- Genre: Food reality television
- Judges: Tia Mowry; Donal Skehan;
- Country of origin: United States
- Original language: English
- No. of seasons: 1
- No. of episodes: 6

Production
- Running time: 41:00
- Production company: Triage Entertainment

Original release
- Network: Food Network
- Release: August 22 – September 26, 2016

Related
- Food Network Star

= Food Network Star Kids =

American television series

Food Network Star Kids is an American cooking competition television series that aired on Food Network, presented by actress Tia Mowry and food critic Donal Skehan.
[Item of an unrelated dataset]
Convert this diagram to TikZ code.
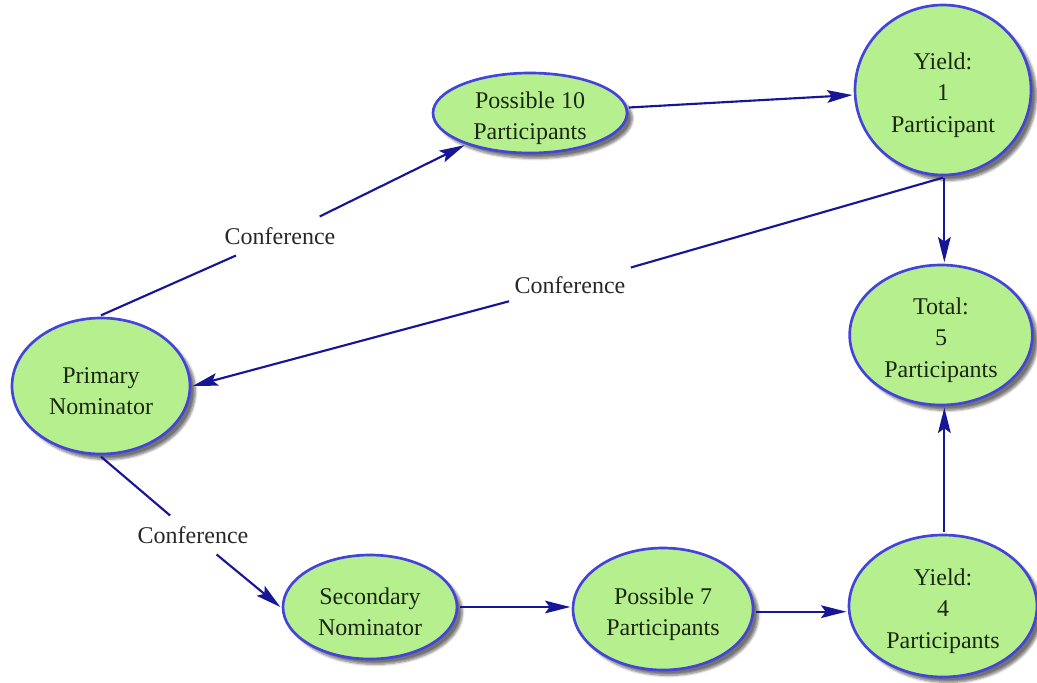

The series is a spin-off of Food Network Star.

==Contestants==

===Winner===
- Amber Kelley - Seattle, Washington

===Runners-up===

- Isaiah Hooks - Stroudsburg, Pennsylvania
- Liam Waldman - Los Angeles, California

===Eliminated===
(in order of elimination)
- Nicholas Hornbostel - Vail, Colorado
- Sydnie Jaye Meyers - Austin, Texas
- Gracie Evans - Tampa, Florida
- Sammy Voit - The Bronx, New York
- Salvatore "Sal" Soldo - Staten Island, New York
- Tyra Jefferson - Irmo, South Carolina
- Alexa "Lexi" Shuster - Port Chester, New York

== Contestant progress ==

| Finalist | 1 | 2 | 3 | 4 | 5 | 6 |
| Amber | IN | LOW | HIGH | HIGH | IN | WINNER |
| Isaiah | HIGH | IN | WIN | IN | IN | RUNNER-UP |
| Liam | HIGH | HIGH | LOW | HIGH | IN |
| Lexi | LOW | IN | IN | LOW | OUT |  |
| Tyra | IN | WIN | IN | OUT |  |  |
| Sal | LOW | LOW | OUT |  |  |  |
| Sammy | WIN | OUT |  |  |  |  |
| Gracie | OUT |  |  |  |  |  |
| Sydnie | OUT |  |  |  |  |  |
| Nicholas | OUT |  |  |  |  |  |

 (WINNER) The contestant won Food Network Star Kids.
 (RUNNER-UP) The contestant made it to the finale, but did not win.
 (WIN) The contestant won the challenge for that week.
 (HIGH) The contestant was one of the judges' favorites in the challenge for that week.
 (IN) The contestant performed sufficiently well to advance to the next week.
 (LOW) The contestant was one of the judges' least favorites for that week, but advanced.
 (OUT) The contestant was eliminated from the competition.